Everyone could have at least put their cares aside for the sake of the music, but producers Richard Dashut and Ken Callait each had their own sets of problems. Callait was the one in charge of getting everything sounding perfect, and while he did have the great idea of recording a song like ‘Songbird’ on a massive stage, it didn’t exactly get off to the best start when they began working on the first few tunes.
The first day of any recording session is always going to be about working out the bugs, but the band were already working with a great song called ‘Keep Me There’. We would come to know it as ‘The Chain’, but when they started working on the tune ‘Oh Daddy’, the rest of the band was mortified when the version that ended up on the record nearly got swallowed up in the tape machine by accident.
It’s not like ‘Oh Daddy’ is the most popular song off Rumours by any stretch, but Callait remembered everyone holding their breath the minute that the master tape of the song headed towards the floor, saying, “We were going to do some overdubs, and while rewinding the tape, a portable tape oscillator fell on the machine, sending it into free-wheel – the reels were spinning out of control. I jumped on the machine to stop it – and snapped the tape! We listened back and there it was: ‘Oh ‘addy.’ The ‘D’ part of Christine’s vocal was cut off. My heart sunk. Nobody took my head off over the accident, but I felt terrible.”

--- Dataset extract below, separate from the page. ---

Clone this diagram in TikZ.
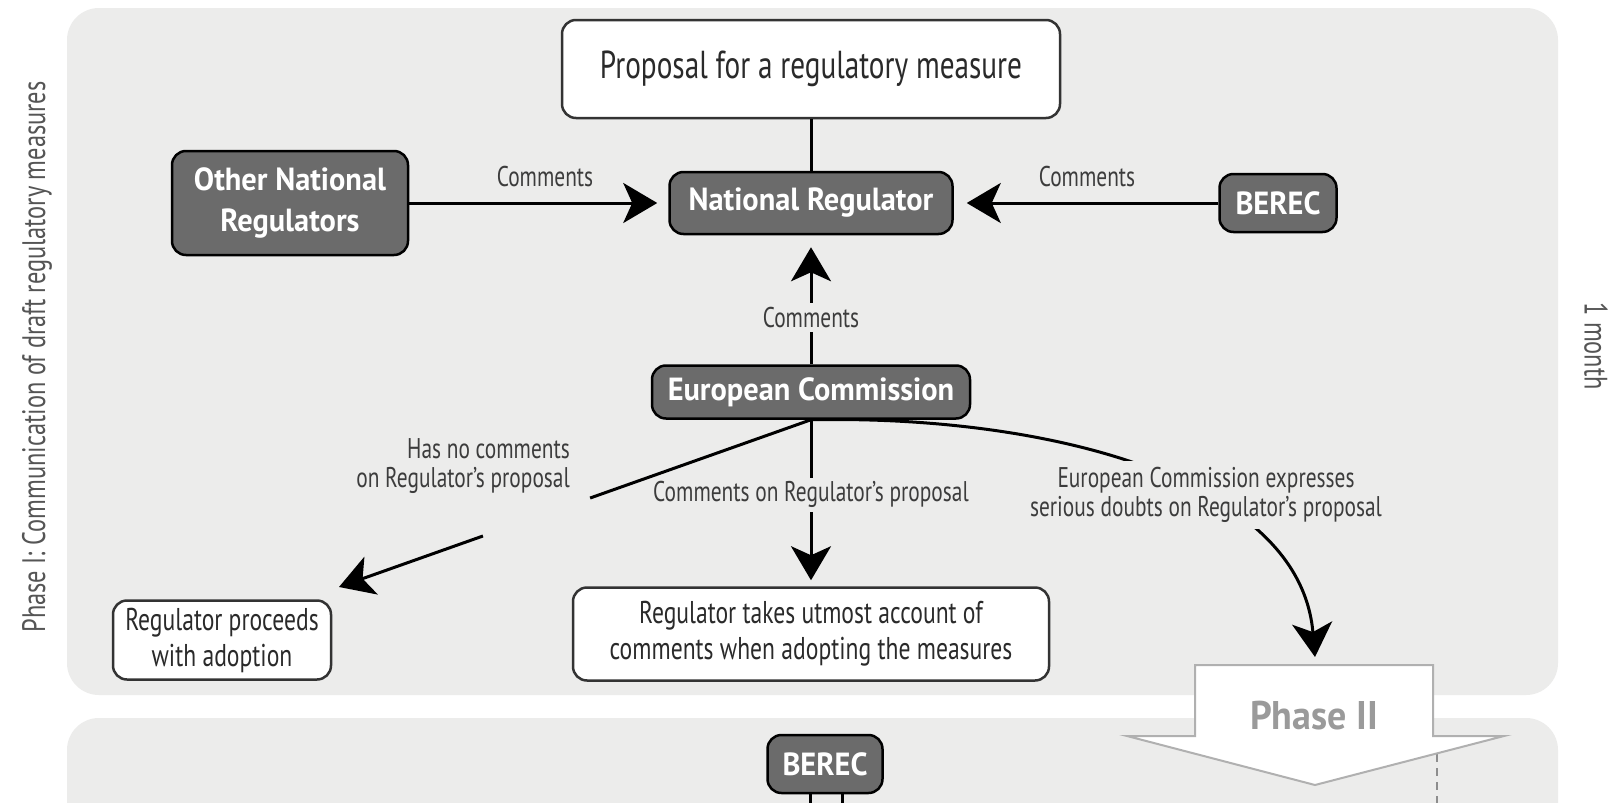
\documentclass[tikz,border=0pt]{standalone}
\usepackage{fontspec}
\usetikzlibrary{arrows.meta,calc}
\newfontfamily\regf{PT Sans}[FakeStretch=0.75]
\newfontfamily\boldf{PT Sans}[FakeStretch=0.95]
\definecolor{panel}{HTML}{ECECEB}
\definecolor{boxgray}{HTML}{6B6B6B}
\definecolor{edge}{HTML}{333333}
\definecolor{txt}{HTML}{2A2A2A}
\definecolor{lbltxt}{HTML}{3C3C3C}
\definecolor{sidetxt}{HTML}{555555}
\definecolor{phtext}{HTML}{9A9A9A}
\definecolor{phedge}{HTML}{B0B0B0}
\tikzset{
  darkbox/.style={draw=black, line width=2.5pt, fill=boxgray, rounded corners=14pt,
    text=white, font=\boldf\bfseries\fontsize{32}{41}\selectfont, align=center, inner sep=0pt},
  whitebox/.style={draw=edge, line width=2.5pt, fill=white, rounded corners=14pt,
    align=center, inner sep=0pt, text=txt},
  boxtext/.style={font=\regf\fontsize{31.5}{36}\selectfont},
  lbl/.style={font=\regf\fontsize{28.5}{29}\selectfont, text=lbltxt, inner sep=4pt},
  masklbl/.style={lbl, fill=panel},
  conn/.style={line width=3pt, draw=black},
  arr/.style={conn, -{Stealth[length=34pt,width=40pt,inset=9pt]}},
  sidelbl/.style={font=\regf\fontsize{32.5}{34}\selectfont, text=sidetxt}
}
\begin{document}
\begin{tikzpicture}[x=1pt,y=-1pt]
\clip (0,0) rectangle (1610,803);
\fill[white] (0,0) rectangle (1610,803);
% panels
\fill[panel, rounded corners=32pt] (67,8) rectangle (1558,695);
\fill[panel, rounded corners=32pt] (67,718) rectangle (1558,900);
% side labels
\node[sidelbl, rotate=90] (phaseone) at (37,357) {Phase I: Communication of draft regulatory measures};
\node[sidelbl, rotate=-90] (month) at (1596,346) {1 month};
% nodes
\node[whitebox, font=\regf\fontsize{39}{40}\selectfont, minimum width=498pt, minimum height=98pt] (prop) at (811,69) {Proposal for a regulatory measure};
\node[darkbox, minimum width=283pt, minimum height=62pt] (nr) at (811,203) {National Regulator};
\node[darkbox, minimum width=236pt, minimum height=104pt] (onr) at (290,203) {Other National\\Regulators};
\node[darkbox, minimum width=117pt, minimum height=58pt] (berec) at (1278,203) {BEREC};
\node[darkbox, minimum width=318pt, minimum height=53pt] (ec) at (811,392) {European Commission};
\node[whitebox, boxtext, minimum width=218pt, minimum height=79pt] (proc) at (222,640) {Regulator proceeds\\with adoption};
\node[whitebox, boxtext, minimum width=476pt, minimum height=93pt] (takes) at (811,634) {Regulator takes utmost account of\\comments when adopting the measures};
\node[darkbox, minimum width=115pt, minimum height=58pt] (berecb) at (825,764) {BEREC};
% connectors
\draw[conn] (prop.south) -- (nr.north);
\draw[arr, shorten >=11pt] (onr.east) -- (nr.west);
\node[lbl] (cl) at (545,177) {Comments};
\draw[arr, shorten >=13pt] (berec.west) -- (nr.east);
\node[lbl] (cr) at (1087,177) {Comments};
\draw[arr, shorten >=12pt] (ec.north) -- node[masklbl, pos=0.36] (cm) {Comments} (nr.south);
\draw[arr, shorten >=6pt] (ec.south) -- node[masklbl, pos=0.45] (cc) {Comments on Regulator’s proposal} (takes.north);
% left branch
\coordinate (tipl) at (339,587);
\draw[conn] (ec.south) -- ($(ec.south)!0.468!(tipl)$);
\draw[arr] ($(ec.south)!0.695!(tipl)$) -- (tipl);
\node[lbl, align=right, anchor=east] (hasno) at (574,466) {Has no comments\\on Regulator’s proposal};
% right branch
\coordinate (tipr) at (1315,657);
\draw[arr] (ec.south) .. controls (1050,415) and (1300,480) .. (tipr);
\node[masklbl, align=center, inner sep=6pt] (doubts) at (1206,495) {European Commission expresses\\serious doubts on Regulator’s proposal};
% bottom BEREC lines
\draw[conn] ([xshift=-15pt]berecb.south) -- ++(0,20);
\draw[conn] ([xshift=17pt]berecb.south) -- ++(0,20);
% dashed line
\draw[phedge!80!black, line width=2pt, dash pattern=on 8pt off 6pt] (1437,740) -- (1437,803);
% Phase II block arrow
\draw[line width=2pt, draw=phedge, fill=white] (1195,665) -- (1433,665) -- (1433,736) -- (1504,736) -- (1315,785) -- (1127,736) -- (1195,736) -- cycle;
\node[font=\boldf\bfseries\fontsize{40}{42}\selectfont, text=phtext] (phtwo) at (1314,716) {Phase II};
\end{tikzpicture}
\end{document}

Given what they were going through on the rest of the record, the idea of losing one consonant was going to be the least of their worries. Getting everything else sounding perfect was a Herculean task for anyone to pull, and yet when listening to ‘Don’t Stop’ or ‘You Make Loving Fun’, you couldn’t picture any one of the tunes being any more perfect whenever they leapt out of the speakers.
If anything, the fact that they ended up with these kinds of screwups is almost reassuring for any other rock and roll producer. Most people tend to think that some of these producers are superhuman whenever they step behind the board, but sometimes it just requires the right amount of elbow grease to get a song off the ground properly.